How to photograph smoke in simple steps

It is very easy to take photographs of smoke; I have provided the following tips as a guide to create stunning images. For this project, I have used my DSLR with off camera flashes and also a small compact camera with its built-in flash.

Equipment needed:

Compact Camera or SLR with manual focus
Off camera or 'built-in' flash
Incense sticks
Plate to catch all the hot ash from the incense sticks
Black velvet or similar material ( a black card will also work if you don't have any material)
Photography Gels
Black card or paper to block (flag) unwanted the light

Important: Photograph indoor in a well-ventilated room (not to breezy) to avoid smoke build-up. When working with smoke, you must take regular breaks as the smoke will begin to accumulate in the room which can be a health hazard.

Setting up the shoot

I have used a DSLR for the following shots. Pin the black backdrop on the wall or alternatively as I did, rest it on the sofa.

The off camera flash is loosely wrapped at the head with black paper.
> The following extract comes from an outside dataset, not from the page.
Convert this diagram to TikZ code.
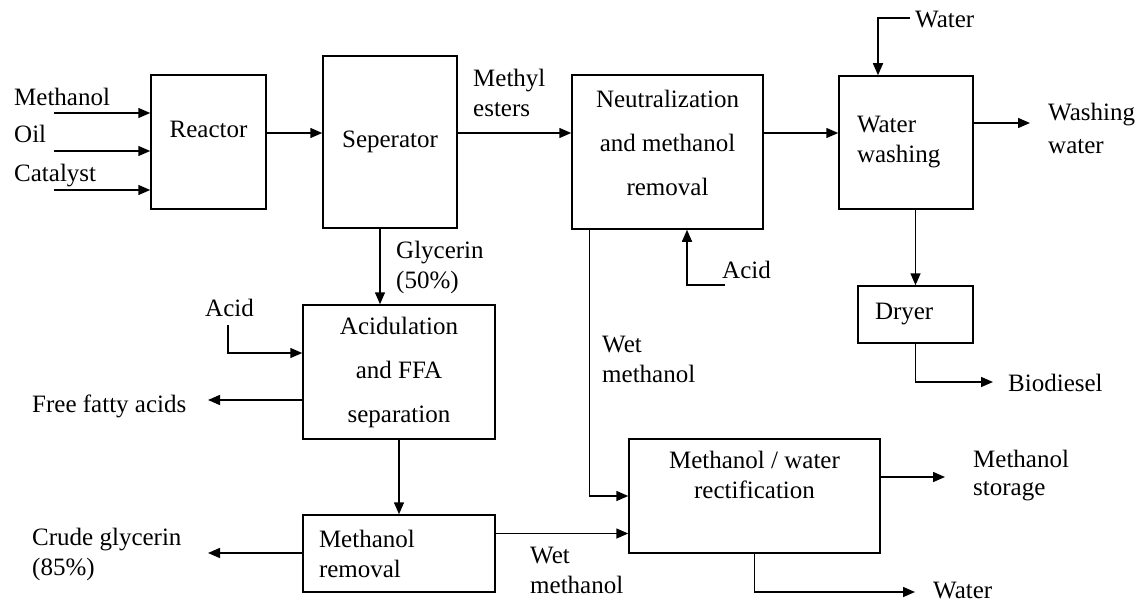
\documentclass[tikz,border=0pt]{standalone}
\usepackage{fontspec}
\setmainfont{Liberation Serif}
\usetikzlibrary{arrows.meta,positioning}

\begin{document}
\begin{tikzpicture}[
        x=1pt, y=-1pt,
        box/.style={draw, line width=1.5pt, inner sep=0pt},
        flow/.style={line width=1.5pt, -{Triangle[length=12pt,width=10pt]}},
        stream/.style={inner sep=0pt, anchor=base west, align=left},
        every node/.style={color=black, font=\fontsize{25}{30}\selectfont}
        ]
        \useasboundingbox (0,0) rectangle (1143,602);
        % Boxes
        \node[box, minimum width=115pt, minimum height=134pt,
            label={[yshift=13pt]center:Reactor}] (reactor) at (208.5,142) {};
        \node[box, minimum width=134pt, minimum height=172pt] (sep) at (390,142) {Seperator};
        \node[box, minimum width=191pt, minimum height=154pt,
            label={[yshift=9.5pt, align=center, font=\fontsize{25}{44}\selectfont]center:Neutralization\\and methanol\\removal}]
            (neut) at (667.5,152) {};
        \node[box, minimum width=134pt, minimum height=133pt, text width=98pt, align=left]
            (wash) at (906,142.5) {Water\\washing};
        \node[box, minimum width=115pt, minimum height=57pt, text width=81pt, align=left]
            (dryer) at (915.5,314.5) {Dryer};
        \node[box, minimum width=192pt, minimum height=134pt, align=center,
            font=\fontsize{25}{44}\selectfont] (acid) at (399,372) {Acidulation\\and FFA\\separation};
        \node[box, minimum width=192pt, minimum height=77pt, text width=160pt, align=left]
            (mrem) at (399,553.5) {Methanol\\removal};
        \node[box, minimum width=251pt, minimum height=114pt,
            label={[yshift=21.5pt, align=center]center:Methanol / water\\rectification}]
            (rect) at (754.5,496) {};
        % Streams (base = last line)
        \node[stream] (l-meth) at (14,105) {Methanol};
        \node[stream] (l-oil) at (14,142) {Oil};
        \node[stream] (l-cat) at (14,181) {Catalyst};
        \node[stream] (l-est) at (473,116) {Methyl\\esters};
        \node[stream] (l-gly) at (396,288) {Glycerin\\(50\%)};
        \node[stream] (l-acid2) at (722,278) {Acid};
        \node[stream] (l-wat) at (915,28) {Water};
        \node[stream] (l-ww) at (1048,153) {Washing\\[3pt]water};
        \node[stream] (l-bio) at (1008,391) {Biodiesel};
        \node[stream] (l-acid1) at (205,316) {Acid};
        \node[stream] (l-ffa) at (32,412) {Free fatty acids};
        \node[stream] (l-cg) at (32,575) {Crude glycerin\\(85\%)};
        \node[stream] (l-wm1) at (602,382) {Wet\\methanol};
        \node[stream] (l-wm2) at (530,593) {Wet\\methanol};
        \node[stream] (l-ms) at (973,495) {Methanol\\[-2pt]storage};
        \node[stream] (l-wb) at (933,598) {Water};
        % Free ends
        \coordinate (in-meth) at (54,113);
        \coordinate (in-oil) at (54,151);
        \coordinate (in-cat) at (54,190);
        \coordinate (in-wat) at (910,18);
        \coordinate (in-acid1) at (228,325);
        \coordinate (in-acid2) at (725,285);
        \coordinate (out-ww) at (1030,123);
        \coordinate (out-bio) at (993,382);
        \coordinate (out-ffa) at (208,400);
        \coordinate (out-cg) at (208,553);
        \coordinate (out-ms) at (945,477);
        \coordinate (out-wb) at (915,592);
        % Arrows
        \draw[flow] (in-meth) -- (in-meth -| reactor.west);
        \draw[flow] (in-oil) -- (in-oil -| reactor.west);
        \draw[flow] (in-cat) -- (in-cat -| reactor.west);
        \draw[flow] ([yshift=9pt]reactor.east) -- ([yshift=9pt]reactor.east -| sep.west);
        \draw[flow] ([yshift=9pt]sep.east) -- ([yshift=9pt]sep.east -| neut.west);
        \draw[flow] ([yshift=19pt]neut.east) -- ([yshift=19pt]neut.east -| wash.west);
        \draw[flow] (in-wat) -| ([xshift=-28pt]wash.north);
        \draw[flow] (wash.east |- out-ww) -- (out-ww);
        \draw[flow] (dryer.north |- wash.south) -- (dryer.north);
        \draw[flow] (dryer.south) |- (out-bio);
        \draw[flow] ([xshift=-10pt]sep.south) -- ([xshift=-10pt]sep.south |- acid.north);
        \draw[flow] (in-acid1) |- ([yshift=19pt]acid.west);
        \draw[flow] (acid.west |- out-ffa) -- (out-ffa);
        \draw[flow] (acid.south) -- (mrem.north);
        \draw[flow] (mrem.west |- out-cg) -- (out-cg);
        \draw[flow] ([yshift=20pt]mrem.east) -- ([yshift=20pt]mrem.east -| rect.west);
        \draw[flow] ([xshift=18pt]neut.south west) |- (rect.west);
        \draw[flow] (in-acid2) -| ([xshift=19.5pt]neut.south);
        \draw[flow] (rect.east |- out-ms) -- (out-ms);
        \draw[flow] (rect.south) |- (out-wb);
\end{tikzpicture}
\end{document}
This avoids the light to fall back on the backdrop and also this keeps it directed on the smoke.

The incense stick is placed between the camera and the backdrop. I hand held my camera for better flexibility, but if you wish to use a tripod, by all means do so. As I will be using a fast shutter speed, I can get away without using a tripod.

Camera settings (fully Manual on SLR):

Set your camera on Manual mode.
Set shutter at 1/125 or 1/250, this is a common setting that will sync with your flash.
Set aperture on f8 or smaller like f16 or f22. This will maximise the depth-of-field.
Set ISO on 100 or 200
Use Manual focus as the auto-focus function may struggle to latch onto the smoke.
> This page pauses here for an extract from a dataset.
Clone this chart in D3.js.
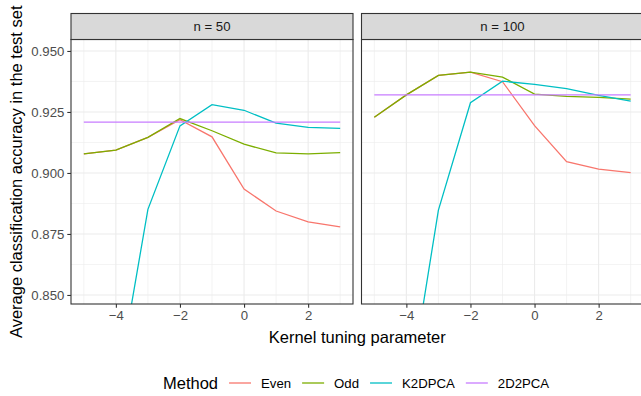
<!DOCTYPE html>
<html>
<head>
<meta charset="utf-8">
<script src="https://cdn.jsdelivr.net/npm/d3@7"></script>
<style>
  body { margin: 0; background: #fff; }
  svg { display: block; font-family: "Liberation Sans", Arial, sans-serif; }
</style>
</head>
<body>
<svg id="chart" width="641" height="396"></svg>
<script>
// data
const kernelParams = [-5, -4, -3, -2, -1, 0, 1, 2, 3];
const methods = ["Even", "Odd", "K2DPCA", "2D2PCA"];
const panelLabels = ["n = 50", "n = 100"];
const xTicks = [-4, -2, 0, 2];
const yTicks = [0.850, 0.875, 0.900, 0.925, 0.950];

const even50 = [0.9078, 0.9094, 0.9146, 0.9218, 0.9148, 0.8934, 0.8844, 0.8800, 0.8779];
const odd50 = [0.9078, 0.9094, 0.9146, 0.9223, 0.9173, 0.9118, 0.9082, 0.9078, 0.9083];
const k2dpca50 = [0.760, 0.809, 0.8851, 0.9193, 0.9280, 0.9257, 0.9204, 0.9187, 0.9183];
const pca2d50 = [0.9208, 0.9208, 0.9208, 0.9208, 0.9208, 0.9208, 0.9208, 0.9208, 0.9208];

const even100 = [0.9228, 0.9320, 0.9400, 0.9413, 0.9374, 0.9194, 0.9046, 0.9016, 0.9001];
const odd100 = [0.9228, 0.9320, 0.9400, 0.9413, 0.9393, 0.9323, 0.9314, 0.9310, 0.9303];
const k2dpca100 = [0.750, 0.803, 0.8848, 0.9288, 0.9376, 0.9363, 0.9346, 0.9318, 0.9294];
const pca2d100 = [0.9320, 0.9320, 0.9320, 0.9320, 0.9320, 0.9320, 0.9320, 0.9320, 0.9320];

const panelSeries = [
  [even50, odd50, k2dpca50, pca2d50],
  [even100, odd100, k2dpca100, pca2d100],
];

const svg = d3.select("#chart");

const PANEL = { left: 71, top: 39.5, width: 282, height: 264.5, gap: 8.5 };
const STRIP_H = 26;
const colors = d3.scaleOrdinal(methods, ["#F8766D", "#7CAE00", "#00BFC4", "#C77CFF"]);

const x = d3.scaleLinear().domain([-5.4, 3.4]).range([0, PANEL.width]);
const y = d3.scaleLinear().domain([0.8463, 0.9547]).range([PANEL.height, 0]);

const line = d3.line()
  .x((d) => x(d[0]))
  .y((d) => y(d[1]));

svg.append("defs").append("clipPath")
  .attr("id", "panel-clip")
  .append("rect")
  .attr("width", PANEL.width)
  .attr("height", PANEL.height);

const xMinor = d3.range(-5, 4, 2);
const yMinor = d3.range(0.8625, 0.95, 0.025);

panelLabels.forEach((label, p) => {
  const g = svg.append("g")
    .attr("transform", `translate(${PANEL.left + p * (PANEL.width + PANEL.gap)},${PANEL.top})`);

  // grid
  const grid = g.append("g");
  grid.selectAll(".xminor").data(xMinor).join("line")
    .attr("x1", (d) => x(d)).attr("x2", (d) => x(d))
    .attr("y1", 0).attr("y2", PANEL.height)
    .attr("stroke", "#EBEBEB").attr("stroke-width", 0.6);
  grid.selectAll(".yminor").data(yMinor).join("line")
    .attr("x1", 0).attr("x2", PANEL.width)
    .attr("y1", (d) => y(d)).attr("y2", (d) => y(d))
    .attr("stroke", "#EBEBEB").attr("stroke-width", 0.6);
  grid.selectAll(".xmajor").data(xTicks).join("line")
    .attr("x1", (d) => x(d)).attr("x2", (d) => x(d))
    .attr("y1", 0).attr("y2", PANEL.height)
    .attr("stroke", "#EBEBEB").attr("stroke-width", 1.1);
  grid.selectAll(".ymajor").data(yTicks).join("line")
    .attr("x1", 0).attr("x2", PANEL.width)
    .attr("y1", (d) => y(d)).attr("y2", (d) => y(d))
    .attr("stroke", "#EBEBEB").attr("stroke-width", 1.1);

  // lines
  g.append("g")
    .attr("clip-path", "url(#panel-clip)")
    .selectAll("path")
    .data(panelSeries[p].map((vals, i) => ({ method: methods[i], pts: kernelParams.map((k, j) => [k, vals[j]]) })))
    .join("path")
    .attr("d", (d) => line(d.pts))
    .attr("fill", "none")
    .attr("stroke", (d) => colors(d.method))
    .attr("stroke-width", 1.3);

  // panel border
  g.append("rect")
    .attr("width", PANEL.width).attr("height", PANEL.height)
    .attr("fill", "none").attr("stroke", "#333333").attr("stroke-width", 1.1);

  // strip
  g.append("rect")
    .attr("y", -STRIP_H).attr("width", PANEL.width).attr("height", STRIP_H)
    .attr("fill", "#D9D9D9").attr("stroke", "#333333").attr("stroke-width", 1.1);
  g.append("text")
    .attr("x", PANEL.width / 2).attr("y", -STRIP_H / 2)
    .attr("dy", "0.35em").attr("text-anchor", "middle")
    .attr("font-size", 13.2).attr("fill", "#1A1A1A")
    .text(label);

  // x axis
  const xAxis = g.append("g")
    .attr("transform", `translate(0,${PANEL.height})`)
    .call(d3.axisBottom(x).tickValues(xTicks).tickSize(3.7).tickPadding(3)
      .tickFormat((d) => d < 0 ? "\u2212" + Math.abs(d) : d));
  xAxis.select(".domain").remove();
  xAxis.selectAll(".tick line").attr("stroke", "#333333").attr("stroke-width", 1.1);
  xAxis.selectAll(".tick text").attr("fill", "#4D4D4D").attr("font-size", 13.2)
    .attr("font-family", "Liberation Sans, Arial, sans-serif");

  if (p === 0) {
    const yAxis = g.append("g")
      .call(d3.axisLeft(y).tickValues(yTicks).tickSize(3.7).tickPadding(3)
        .tickFormat(d3.format(".3f")));
    yAxis.select(".domain").remove();
    yAxis.selectAll(".tick line").attr("stroke", "#333333").attr("stroke-width", 1.1);
    yAxis.selectAll(".tick text").attr("fill", "#4D4D4D").attr("font-size", 13.2)
      .attr("font-family", "Liberation Sans, Arial, sans-serif");
  }
});

// axis titles
svg.append("text")
  .attr("x", PANEL.left + PANEL.width + PANEL.gap / 2).attr("y", 343)
  .attr("text-anchor", "middle").attr("font-size", 16.5).attr("fill", "#000")
  .text("Kernel tuning parameter");

svg.append("text")
  .attr("transform", `translate(22,${PANEL.top + PANEL.height / 2}) rotate(-90)`)
  .attr("text-anchor", "middle").attr("font-size", 16.5).attr("fill", "#000")
  .text("Average classification accuracy in the test set");

// legend
const LEGEND = { x: 163, y: 383, keyW: 22 };
const legend = svg.append("g").attr("transform", `translate(${LEGEND.x},${LEGEND.y})`);
const title = legend.append("text")
  .attr("dy", "0.35em").attr("font-size", 16.5).attr("fill", "#000")
  .text("Method");
let cursor = title.node().getComputedTextLength() + 11;
methods.forEach((m) => {
  legend.append("line")
    .attr("x1", cursor).attr("x2", cursor + LEGEND.keyW)
    .attr("stroke", colors(m)).attr("stroke-width", 1.3);
  const t = legend.append("text")
    .attr("x", cursor + LEGEND.keyW + 10).attr("dy", "0.35em")
    .attr("font-size", 13.2).attr("fill", "#000")
    .text(m);
  cursor += LEGEND.keyW + 10 + t.node().getComputedTextLength() + 11;
});
</script>
</body>
</html>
(Tip to assist focusing. Place an object behind the incense stick and make sure it is touching it, manually focus on the object, then remove it when it is in focus).
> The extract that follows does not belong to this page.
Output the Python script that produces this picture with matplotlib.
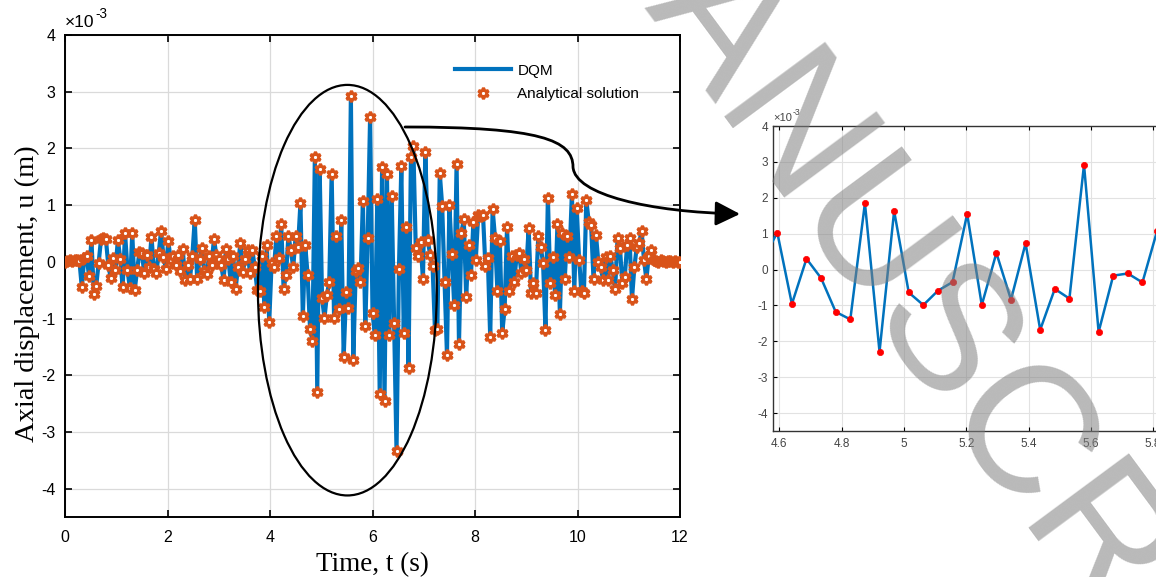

Light the incense stick and place the flash fairly close to the smoke.
Once the above setup is complete, take the photographs. Adjust the flash accordingly to see where it gives the best result.

Tip: Do not look through the viewfinder because you will not see the full length of the smoke patterns. Follow the smoke with your camera and try to capture the interesting shapes. If you don't have manual settings on the camera, set the camera on Shutter Mode 'TV' and increase the ISO to 320 or 400, this will give you an aperture nearer to f8.
The following three photographs were taken by manual focusing on smoke. The camera was set on Manual mode, aperture f10 and shutter speed 1/125.

Try to see when the smoke makes unusual shapes and take the photograph.

When too much smoke is accumulated it can create an atmospheric effect or may look messy (see below):

The following two photographs have been taken on 'Shutter' mode. I set the shutter speed to 1/125 and the camera selected the Aperture.

Photographing smoke is really fun, try being creative with your images.

The following photographs have been taken using two off camera flashes; one was fitted with a light green coloured gel. The camera is set on manual mode just as before

Red gel is used on the below image:

 Blue gel is used on the below image:

Using a Compact camera:

If you are using a compact camera with a built-in flash, follow the above setup and select the ‘Landscape’ mode on the camera.

Tip: It is important to cover the built-in flash with a piece of tracing paper so that the light is diffused, this will avoid 'hot spots' on the backdrop.